Aim of the exercise |
A single run of lines is to be printed exactly: starting at the line with "Give me the" and ending at the line with "const additionalSavings = [null, null, 126, null];", both included. Leave the pictures out.

Rows from a dataset of charts and code |
══════════════════════════════

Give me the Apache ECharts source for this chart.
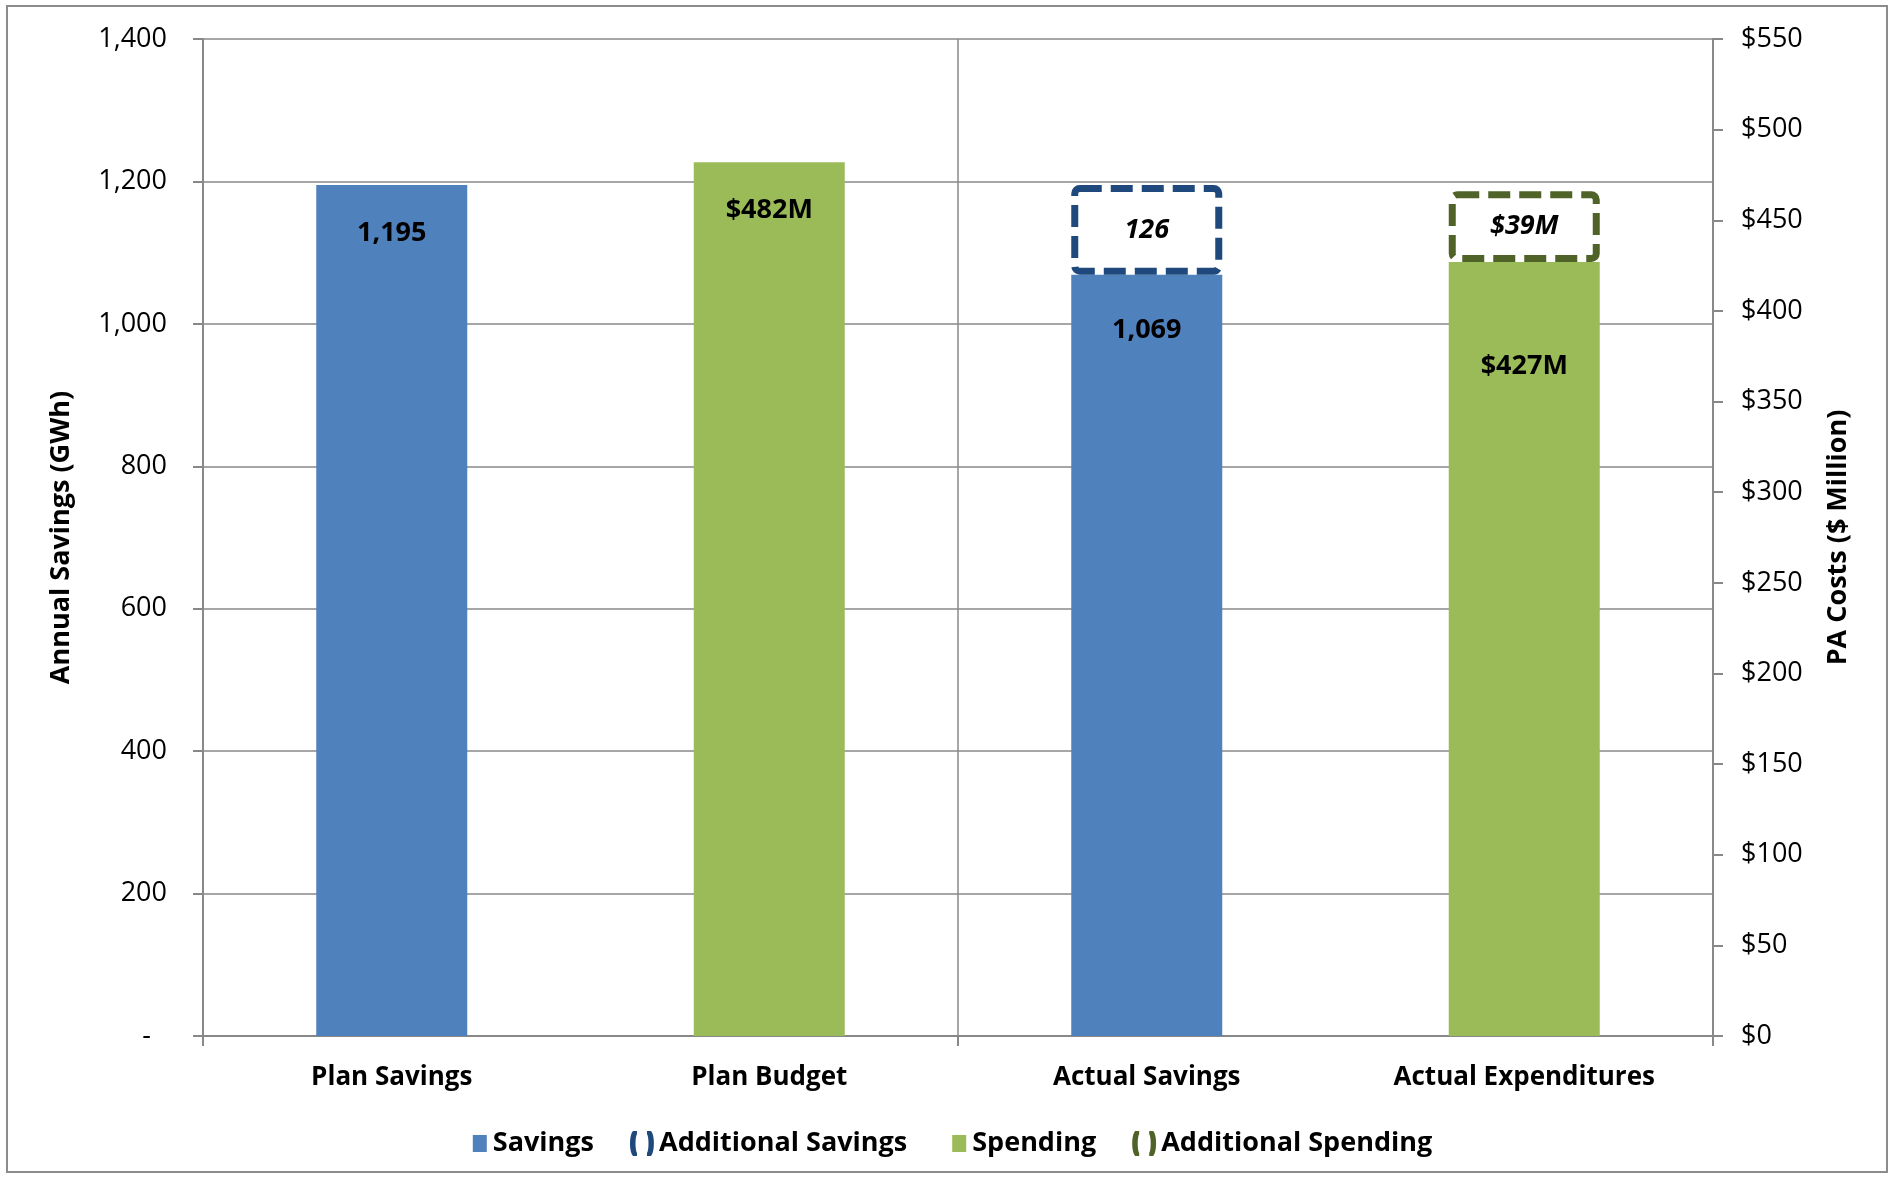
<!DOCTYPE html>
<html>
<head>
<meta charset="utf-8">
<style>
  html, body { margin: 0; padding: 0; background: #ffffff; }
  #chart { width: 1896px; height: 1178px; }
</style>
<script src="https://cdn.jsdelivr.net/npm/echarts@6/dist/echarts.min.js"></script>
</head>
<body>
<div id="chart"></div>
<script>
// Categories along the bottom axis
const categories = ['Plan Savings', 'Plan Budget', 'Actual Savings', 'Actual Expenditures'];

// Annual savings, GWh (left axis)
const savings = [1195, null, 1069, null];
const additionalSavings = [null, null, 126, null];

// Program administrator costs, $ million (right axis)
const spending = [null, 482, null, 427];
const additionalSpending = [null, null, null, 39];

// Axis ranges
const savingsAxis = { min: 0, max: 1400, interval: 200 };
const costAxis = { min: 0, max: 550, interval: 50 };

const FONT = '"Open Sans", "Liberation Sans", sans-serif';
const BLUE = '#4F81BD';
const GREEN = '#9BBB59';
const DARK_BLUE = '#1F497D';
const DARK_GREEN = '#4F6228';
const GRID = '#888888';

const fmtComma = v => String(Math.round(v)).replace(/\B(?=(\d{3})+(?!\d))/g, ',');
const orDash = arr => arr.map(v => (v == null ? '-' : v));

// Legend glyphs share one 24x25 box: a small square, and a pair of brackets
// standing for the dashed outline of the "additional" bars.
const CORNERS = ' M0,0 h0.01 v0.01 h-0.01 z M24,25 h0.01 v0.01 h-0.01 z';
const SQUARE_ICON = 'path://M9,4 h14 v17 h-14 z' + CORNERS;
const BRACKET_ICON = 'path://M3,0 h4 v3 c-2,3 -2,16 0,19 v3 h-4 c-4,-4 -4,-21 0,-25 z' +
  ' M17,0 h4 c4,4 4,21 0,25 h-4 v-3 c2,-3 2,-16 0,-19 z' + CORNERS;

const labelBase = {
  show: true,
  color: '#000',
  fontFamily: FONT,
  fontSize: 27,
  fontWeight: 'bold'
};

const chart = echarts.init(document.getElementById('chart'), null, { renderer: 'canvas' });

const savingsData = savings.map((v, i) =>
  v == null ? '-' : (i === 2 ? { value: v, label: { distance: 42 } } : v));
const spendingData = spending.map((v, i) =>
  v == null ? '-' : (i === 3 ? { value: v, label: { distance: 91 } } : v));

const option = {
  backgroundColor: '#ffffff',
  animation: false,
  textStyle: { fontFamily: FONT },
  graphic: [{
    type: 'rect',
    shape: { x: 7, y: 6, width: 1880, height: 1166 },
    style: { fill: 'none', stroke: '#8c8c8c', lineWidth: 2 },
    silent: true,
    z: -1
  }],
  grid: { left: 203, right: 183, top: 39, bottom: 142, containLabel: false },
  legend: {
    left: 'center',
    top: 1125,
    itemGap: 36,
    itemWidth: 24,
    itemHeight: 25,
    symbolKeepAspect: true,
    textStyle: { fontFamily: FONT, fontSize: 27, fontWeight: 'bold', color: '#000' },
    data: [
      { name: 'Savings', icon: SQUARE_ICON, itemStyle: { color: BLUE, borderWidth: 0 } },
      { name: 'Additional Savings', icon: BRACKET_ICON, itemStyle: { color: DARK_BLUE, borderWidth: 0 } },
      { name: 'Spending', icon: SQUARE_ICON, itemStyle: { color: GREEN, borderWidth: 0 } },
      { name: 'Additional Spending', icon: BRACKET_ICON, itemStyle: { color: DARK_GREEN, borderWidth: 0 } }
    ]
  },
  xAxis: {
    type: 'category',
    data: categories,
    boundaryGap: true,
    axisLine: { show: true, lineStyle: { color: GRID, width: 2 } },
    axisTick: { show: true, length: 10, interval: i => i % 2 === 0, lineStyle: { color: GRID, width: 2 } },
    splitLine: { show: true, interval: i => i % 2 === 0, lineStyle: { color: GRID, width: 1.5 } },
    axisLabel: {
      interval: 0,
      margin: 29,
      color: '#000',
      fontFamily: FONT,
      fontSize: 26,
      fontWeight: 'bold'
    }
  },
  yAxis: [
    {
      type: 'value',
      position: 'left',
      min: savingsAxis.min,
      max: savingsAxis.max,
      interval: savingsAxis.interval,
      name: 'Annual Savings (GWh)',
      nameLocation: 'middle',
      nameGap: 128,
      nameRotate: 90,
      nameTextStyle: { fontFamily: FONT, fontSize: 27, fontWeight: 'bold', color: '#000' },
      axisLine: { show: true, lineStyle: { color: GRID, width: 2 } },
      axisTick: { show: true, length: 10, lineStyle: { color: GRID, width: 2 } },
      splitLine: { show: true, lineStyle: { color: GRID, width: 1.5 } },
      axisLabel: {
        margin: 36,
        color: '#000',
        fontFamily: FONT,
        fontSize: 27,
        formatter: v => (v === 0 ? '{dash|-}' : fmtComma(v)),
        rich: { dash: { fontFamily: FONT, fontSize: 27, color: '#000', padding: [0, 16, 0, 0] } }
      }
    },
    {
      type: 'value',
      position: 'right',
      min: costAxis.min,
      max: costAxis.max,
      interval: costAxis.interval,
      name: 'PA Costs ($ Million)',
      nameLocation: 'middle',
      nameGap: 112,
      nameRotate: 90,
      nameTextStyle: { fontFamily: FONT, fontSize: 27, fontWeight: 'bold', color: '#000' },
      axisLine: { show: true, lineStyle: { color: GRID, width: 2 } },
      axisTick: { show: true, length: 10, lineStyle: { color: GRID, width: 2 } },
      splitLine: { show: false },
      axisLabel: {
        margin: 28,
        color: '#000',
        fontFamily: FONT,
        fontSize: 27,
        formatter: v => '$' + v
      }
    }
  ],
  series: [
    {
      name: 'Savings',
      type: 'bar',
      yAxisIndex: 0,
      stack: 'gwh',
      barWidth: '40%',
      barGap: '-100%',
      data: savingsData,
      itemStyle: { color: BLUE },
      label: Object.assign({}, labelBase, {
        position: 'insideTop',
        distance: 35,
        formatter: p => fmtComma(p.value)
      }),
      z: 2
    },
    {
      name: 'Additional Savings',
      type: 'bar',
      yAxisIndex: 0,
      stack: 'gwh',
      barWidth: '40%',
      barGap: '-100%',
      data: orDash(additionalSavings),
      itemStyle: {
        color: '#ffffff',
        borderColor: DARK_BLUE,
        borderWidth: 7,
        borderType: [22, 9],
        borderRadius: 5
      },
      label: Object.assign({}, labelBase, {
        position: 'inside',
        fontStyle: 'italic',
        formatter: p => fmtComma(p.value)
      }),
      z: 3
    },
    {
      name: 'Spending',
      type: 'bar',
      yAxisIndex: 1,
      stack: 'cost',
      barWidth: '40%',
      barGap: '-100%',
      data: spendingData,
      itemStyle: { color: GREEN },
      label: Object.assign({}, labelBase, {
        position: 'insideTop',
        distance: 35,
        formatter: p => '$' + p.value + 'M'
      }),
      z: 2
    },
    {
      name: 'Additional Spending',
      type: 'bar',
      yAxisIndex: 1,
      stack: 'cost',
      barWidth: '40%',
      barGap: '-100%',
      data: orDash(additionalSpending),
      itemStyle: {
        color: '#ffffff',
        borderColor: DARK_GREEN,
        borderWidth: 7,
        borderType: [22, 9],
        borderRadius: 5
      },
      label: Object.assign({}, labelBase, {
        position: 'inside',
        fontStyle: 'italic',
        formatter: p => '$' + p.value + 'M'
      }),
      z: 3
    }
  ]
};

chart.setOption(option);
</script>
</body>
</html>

══════════════════════════════

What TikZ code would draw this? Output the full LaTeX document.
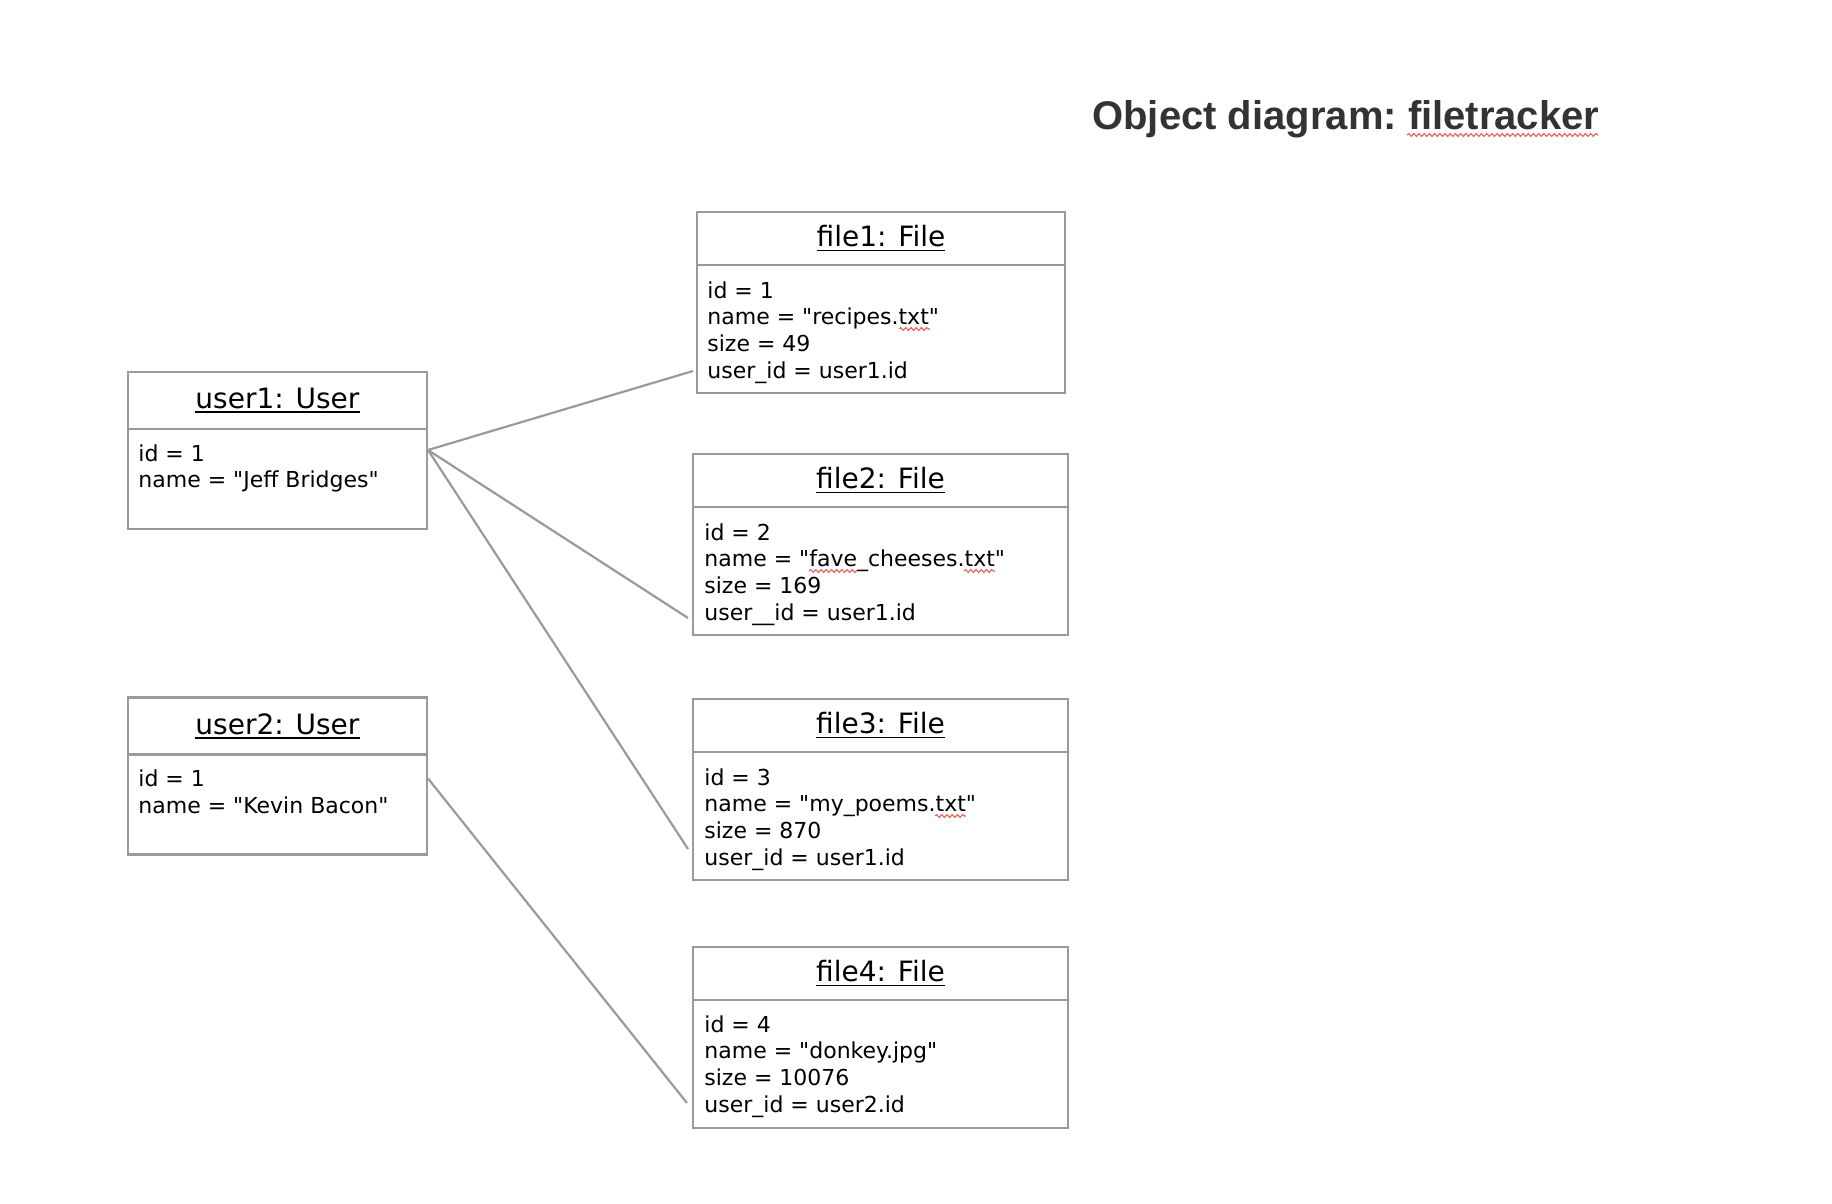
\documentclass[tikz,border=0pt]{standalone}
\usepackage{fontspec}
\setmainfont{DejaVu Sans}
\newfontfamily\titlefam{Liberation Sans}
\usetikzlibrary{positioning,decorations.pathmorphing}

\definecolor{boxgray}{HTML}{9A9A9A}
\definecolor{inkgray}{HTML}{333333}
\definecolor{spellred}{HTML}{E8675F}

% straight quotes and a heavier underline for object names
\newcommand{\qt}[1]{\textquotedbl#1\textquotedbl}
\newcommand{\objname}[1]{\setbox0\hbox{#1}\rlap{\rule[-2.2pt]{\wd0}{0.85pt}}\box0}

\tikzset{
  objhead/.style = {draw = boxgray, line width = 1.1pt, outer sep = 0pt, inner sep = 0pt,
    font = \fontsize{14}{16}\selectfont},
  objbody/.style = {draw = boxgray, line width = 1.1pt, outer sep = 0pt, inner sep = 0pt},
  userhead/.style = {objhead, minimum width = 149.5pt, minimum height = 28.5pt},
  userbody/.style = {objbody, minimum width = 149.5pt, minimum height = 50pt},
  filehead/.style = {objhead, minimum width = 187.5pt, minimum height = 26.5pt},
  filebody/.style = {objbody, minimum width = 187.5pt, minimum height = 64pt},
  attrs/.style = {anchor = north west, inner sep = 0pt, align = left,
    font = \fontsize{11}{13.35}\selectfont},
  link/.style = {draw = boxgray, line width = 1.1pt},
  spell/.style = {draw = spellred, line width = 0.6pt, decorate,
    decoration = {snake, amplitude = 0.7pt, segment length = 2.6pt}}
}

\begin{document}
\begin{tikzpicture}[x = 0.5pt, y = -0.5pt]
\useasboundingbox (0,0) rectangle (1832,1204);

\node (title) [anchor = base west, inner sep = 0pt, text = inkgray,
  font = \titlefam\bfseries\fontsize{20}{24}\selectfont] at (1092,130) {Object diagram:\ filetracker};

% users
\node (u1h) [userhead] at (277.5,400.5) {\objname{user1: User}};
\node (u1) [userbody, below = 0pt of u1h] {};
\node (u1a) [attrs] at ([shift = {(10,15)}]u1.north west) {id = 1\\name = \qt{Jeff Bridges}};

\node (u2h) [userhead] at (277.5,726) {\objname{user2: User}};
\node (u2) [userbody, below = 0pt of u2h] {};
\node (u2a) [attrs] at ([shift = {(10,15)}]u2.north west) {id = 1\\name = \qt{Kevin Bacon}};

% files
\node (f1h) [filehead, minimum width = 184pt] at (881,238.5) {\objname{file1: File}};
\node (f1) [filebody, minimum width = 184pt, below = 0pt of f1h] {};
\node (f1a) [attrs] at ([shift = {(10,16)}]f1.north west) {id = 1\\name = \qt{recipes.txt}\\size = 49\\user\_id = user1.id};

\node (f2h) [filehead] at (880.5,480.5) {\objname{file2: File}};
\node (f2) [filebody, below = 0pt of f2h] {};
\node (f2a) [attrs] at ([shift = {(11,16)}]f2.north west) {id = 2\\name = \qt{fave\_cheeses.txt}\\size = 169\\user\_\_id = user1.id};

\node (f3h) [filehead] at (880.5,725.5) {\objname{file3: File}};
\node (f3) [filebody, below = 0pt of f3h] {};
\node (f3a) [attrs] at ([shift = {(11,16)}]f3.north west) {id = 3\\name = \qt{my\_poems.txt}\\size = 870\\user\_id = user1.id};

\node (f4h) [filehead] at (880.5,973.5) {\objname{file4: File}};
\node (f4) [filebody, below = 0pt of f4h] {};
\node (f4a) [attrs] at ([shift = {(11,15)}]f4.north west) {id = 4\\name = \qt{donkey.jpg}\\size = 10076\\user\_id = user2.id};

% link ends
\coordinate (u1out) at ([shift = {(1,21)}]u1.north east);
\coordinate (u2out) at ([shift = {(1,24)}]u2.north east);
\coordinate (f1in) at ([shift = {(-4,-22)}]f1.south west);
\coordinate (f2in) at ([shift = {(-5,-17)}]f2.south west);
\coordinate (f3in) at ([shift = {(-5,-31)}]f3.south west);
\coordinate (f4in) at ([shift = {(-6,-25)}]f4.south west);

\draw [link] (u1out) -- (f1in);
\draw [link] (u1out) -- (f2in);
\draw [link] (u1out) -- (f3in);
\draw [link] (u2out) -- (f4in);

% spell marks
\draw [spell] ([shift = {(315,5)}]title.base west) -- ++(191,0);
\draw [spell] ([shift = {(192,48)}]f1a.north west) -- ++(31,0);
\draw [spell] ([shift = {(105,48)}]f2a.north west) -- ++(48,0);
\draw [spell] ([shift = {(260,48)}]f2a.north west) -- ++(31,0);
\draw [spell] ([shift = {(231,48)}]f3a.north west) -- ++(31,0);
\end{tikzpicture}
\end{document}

══════════════════════════════

Finished answer |
Give me the Apache ECharts source for this chart.
<!DOCTYPE html>
<html>
<head>
<meta charset="utf-8">
<style>
  html, body { margin: 0; padding: 0; background: #ffffff; }
  #chart { width: 1896px; height: 1178px; }
</style>
<script src="https://cdn.jsdelivr.net/npm/echarts@6/dist/echarts.min.js"></script>
</head>
<body>
<div id="chart"></div>
<script>
// Categories along the bottom axis
const categories = ['Plan Savings', 'Plan Budget', 'Actual Savings', 'Actual Expenditures'];

// Annual savings, GWh (left axis)
const savings = [1195, null, 1069, null];
const additionalSavings = [null, null, 126, null];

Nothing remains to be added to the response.